** Start MATERIAL PROVIDED **

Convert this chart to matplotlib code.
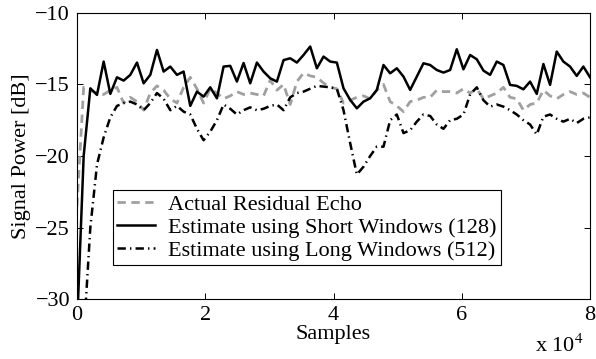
import numpy as np
import matplotlib
matplotlib.use("Agg")
import matplotlib.pyplot as plt

# frame positions (samples)
samples = np.linspace(0, 80000, 78)

actual_echo = [-23.5, -15.2, -15.4, -15.6, -15.7, -15.4, -15.2, -16.3, -15.9, -16.2,
               -16.8, -15.6, -15.1, -15.4, -16.0, -16.3, -15.2, -14.5, -15.3, -16.3,
               -15.3, -15.6, -16.0, -15.8, -15.5, -15.7, -15.6, -15.7, -15.8, -14.7,
               -15.4, -15.0, -16.4, -14.8, -14.2, -14.4, -14.5, -14.9, -15.2, -15.3,
               -16.3, -16.1, -15.9, -15.8, -16.0, -15.4, -15.0, -16.2, -16.5, -16.9,
               -16.2, -16.1, -15.9, -15.9, -15.4, -15.5, -15.5, -15.6, -15.3, -15.6,
               -15.3, -16.0, -15.8, -15.6, -15.2, -15.9, -16.0, -16.8, -16.4, -16.3,
               -15.4, -15.8, -16.0, -15.7, -15.5, -15.7, -15.6, -15.9]

short_est = [-32.0, -20.0, -15.27, -15.73, -13.4, -15.66, -14.5, -14.73, -14.33, -13.47,
             -14.92, -14.33, -12.59, -14.1, -13.75, -14.33, -14.1, -16.5, -15.5, -15.85,
             -15.2, -15.97, -13.75, -13.7, -14.8, -13.5, -14.92, -13.47, -14.1, -14.57,
             -14.8, -13.3, -13.17, -13.47, -12.94, -12.35, -13.87, -13.05, -13.4, -13.47,
             -15.27, -16.08, -16.67, -16.2, -15.97, -15.38, -13.64, -14.22, -13.87, -14.45,
             -15.38, -14.45, -13.52, -13.64, -13.99, -14.17, -13.99, -12.54, -13.94, -12.94,
             -13.24, -14.03, -14.33, -13.4, -13.64, -15.03, -15.1, -15.34, -14.8, -15.66,
             -13.57, -15.03, -12.7, -13.4, -13.75, -14.4, -13.75, -14.5]

long_est = [-60.0, -32.7, -25.0, -20.6, -18.7, -17.3, -16.5, -16.3, -16.2, -16.4,
            -16.8, -16.3, -15.6, -16.0, -16.8, -16.5, -16.9, -17.1, -18.1, -18.9,
            -18.3, -17.5, -16.4, -16.7, -17.1, -16.8, -16.6, -16.8, -16.7, -16.5,
            -16.4, -16.8, -15.9, -15.6, -15.5, -15.3, -15.1, -15.15, -15.2, -15.3,
            -16.8, -19.1, -21.3, -20.75, -20.0, -19.35, -19.35, -17.5, -17.1, -18.4,
            -18.2, -17.6, -17.1, -17.2, -17.8, -18.1, -17.5, -17.4, -17.1, -15.7,
            -15.2, -16.1, -16.55, -16.4, -16.55, -16.8, -17.1, -17.5, -17.8, -18.5,
            -17.25, -17.1, -17.4, -17.6, -17.4, -17.7, -17.4, -17.3]

labels = ["Actual Residual Echo",
          "Estimate using Short Windows (128)",
          "Estimate using Long Windows (512)"]

plt.rcParams["font.family"] = ["Liberation Serif", "DejaVu Serif"]
plt.rcParams["mathtext.fontset"] = "stix"
plt.rcParams["font.size"] = 16
plt.rcParams["lines.scale_dashes"] = False

fig = plt.figure(figsize=(5.96, 3.59), dpi=100)
ax = fig.add_axes([0.1292, 0.167, 0.8608, 0.797])

ax.plot(samples, actual_echo, color="#a0a0a0", lw=2.0, dashes=(6, 4), label=labels[0])
ax.plot(samples, short_est, color="black", lw=1.8, label=labels[1])
ax.plot(samples, long_est, color="black", lw=1.8, dashes=(6, 3, 1, 3), label=labels[2])

ax.set_xlim(0, 80000)
ax.set_ylim(-30, -10)
ax.set_xticks([0, 20000, 40000, 60000, 80000])
ax.set_xticklabels(["0", "2", "4", "6", "8"])
ax.set_yticks([-30, -25, -20, -15, -10])
ax.tick_params(direction="in", length=4.5, width=0.7, top=True, right=True, pad=5)
for s in ax.spines.values():
    s.set_linewidth(0.8)

ax.set_xlabel("Samples", labelpad=0)
ax.set_ylabel("Signal Power [dB]", labelpad=3)
fig.text(0.897, 0.005, r"x 10$^4$", ha="left", va="bottom")

leg = ax.legend(loc="lower left", bbox_to_anchor=(0.0696, 0.119), borderaxespad=0,
                fancybox=False, edgecolor="black", framealpha=1, handlelength=1.7,
                handletextpad=0.6, labelspacing=0.1, borderpad=0.2)
leg.get_frame().set_linewidth(0.8)

fig.savefig("out.png", dpi=100)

** End MATERIAL PROVIDED **

> _INSTRUCTIONS TO FOLLOW_: Restate the data above word for word. Skip every picture.

> _WRITTEN SOLUTION_:
Convert this chart to matplotlib code.
import numpy as np
import matplotlib
matplotlib.use("Agg")
import matplotlib.pyplot as plt

# frame positions (samples)
samples = np.linspace(0, 80000, 78)

actual_echo = [-23.5, -15.2, -15.4, -15.6, -15.7, -15.4, -15.2, -16.3, -15.9, -16.2,
               -16.8, -15.6, -15.1, -15.4, -16.0, -16.3, -15.2, -14.5, -15.3, -16.3,
               -15.3, -15.6, -16.0, -15.8, -15.5, -15.7, -15.6, -15.7, -15.8, -14.7,
               -15.4, -15.0, -16.4, -14.8, -14.2, -14.4, -14.5, -14.9, -15.2, -15.3,
               -16.3, -16.1, -15.9, -15.8, -16.0, -15.4, -15.0, -16.2, -16.5, -16.9,
               -16.2, -16.1, -15.9, -15.9, -15.4, -15.5, -15.5, -15.6, -15.3, -15.6,
               -15.3, -16.0, -15.8, -15.6, -15.2, -15.9, -16.0, -16.8, -16.4, -16.3,
               -15.4, -15.8, -16.0, -15.7, -15.5, -15.7, -15.6, -15.9]

short_est = [-32.0, -20.0, -15.27, -15.73, -13.4, -15.66, -14.5, -14.73, -14.33, -13.47,
             -14.92, -14.33, -12.59, -14.1, -13.75, -14.33, -14.1, -16.5, -15.5, -15.85,
             -15.2, -15.97, -13.75, -13.7, -14.8, -13.5, -14.92, -13.47, -14.1, -14.57,
             -14.8, -13.3, -13.17, -13.47, -12.94, -12.35, -13.87, -13.05, -13.4, -13.47,
             -15.27, -16.08, -16.67, -16.2, -15.97, -15.38, -13.64, -14.22, -13.87, -14.45,
             -15.38, -14.45, -13.52, -13.64, -13.99, -14.17, -13.99, -12.54, -13.94, -12.94,
             -13.24, -14.03, -14.33, -13.4, -13.64, -15.03, -15.1, -15.34, -14.8, -15.66,
             -13.57, -15.03, -12.7, -13.4, -13.75, -14.4, -13.75, -14.5]

long_est = [-60.0, -32.7, -25.0, -20.6, -18.7, -17.3, -16.5, -16.3, -16.2, -16.4,
            -16.8, -16.3, -15.6, -16.0, -16.8, -16.5, -16.9, -17.1, -18.1, -18.9,
            -18.3, -17.5, -16.4, -16.7, -17.1, -16.8, -16.6, -16.8, -16.7, -16.5,
            -16.4, -16.8, -15.9, -15.6, -15.5, -15.3, -15.1, -15.15, -15.2, -15.3,
            -16.8, -19.1, -21.3, -20.75, -20.0, -19.35, -19.35, -17.5, -17.1, -18.4,
            -18.2, -17.6, -17.1, -17.2, -17.8, -18.1, -17.5, -17.4, -17.1, -15.7,
            -15.2, -16.1, -16.55, -16.4, -16.55, -16.8, -17.1, -17.5, -17.8, -18.5,
            -17.25, -17.1, -17.4, -17.6, -17.4, -17.7, -17.4, -17.3]

labels = ["Actual Residual Echo",
          "Estimate using Short Windows (128)",
          "Estimate using Long Windows (512)"]

plt.rcParams["font.family"] = ["Liberation Serif", "DejaVu Serif"]
plt.rcParams["mathtext.fontset"] = "stix"
plt.rcParams["font.size"] = 16
plt.rcParams["lines.scale_dashes"] = False

fig = plt.figure(figsize=(5.96, 3.59), dpi=100)
ax = fig.add_axes([0.1292, 0.167, 0.8608, 0.797])

ax.plot(samples, actual_echo, color="#a0a0a0", lw=2.0, dashes=(6, 4), label=labels[0])
ax.plot(samples, short_est, color="black", lw=1.8, label=labels[1])
ax.plot(samples, long_est, color="black", lw=1.8, dashes=(6, 3, 1, 3), label=labels[2])

ax.set_xlim(0, 80000)
ax.set_ylim(-30, -10)
ax.set_xticks([0, 20000, 40000, 60000, 80000])
ax.set_xticklabels(["0", "2", "4", "6", "8"])
ax.set_yticks([-30, -25, -20, -15, -10])
ax.tick_params(direction="in", length=4.5, width=0.7, top=True, right=True, pad=5)
for s in ax.spines.values():
    s.set_linewidth(0.8)

ax.set_xlabel("Samples", labelpad=0)
ax.set_ylabel("Signal Power [dB]", labelpad=3)
fig.text(0.897, 0.005, r"x 10$^4$", ha="left", va="bottom")

leg = ax.legend(loc="lower left", bbox_to_anchor=(0.0696, 0.119), borderaxespad=0,
                fancybox=False, edgecolor="black", framealpha=1, handlelength=1.7,
                handletextpad=0.6, labelspacing=0.1, borderpad=0.2)
leg.get_frame().set_linewidth(0.8)

fig.savefig("out.png", dpi=100)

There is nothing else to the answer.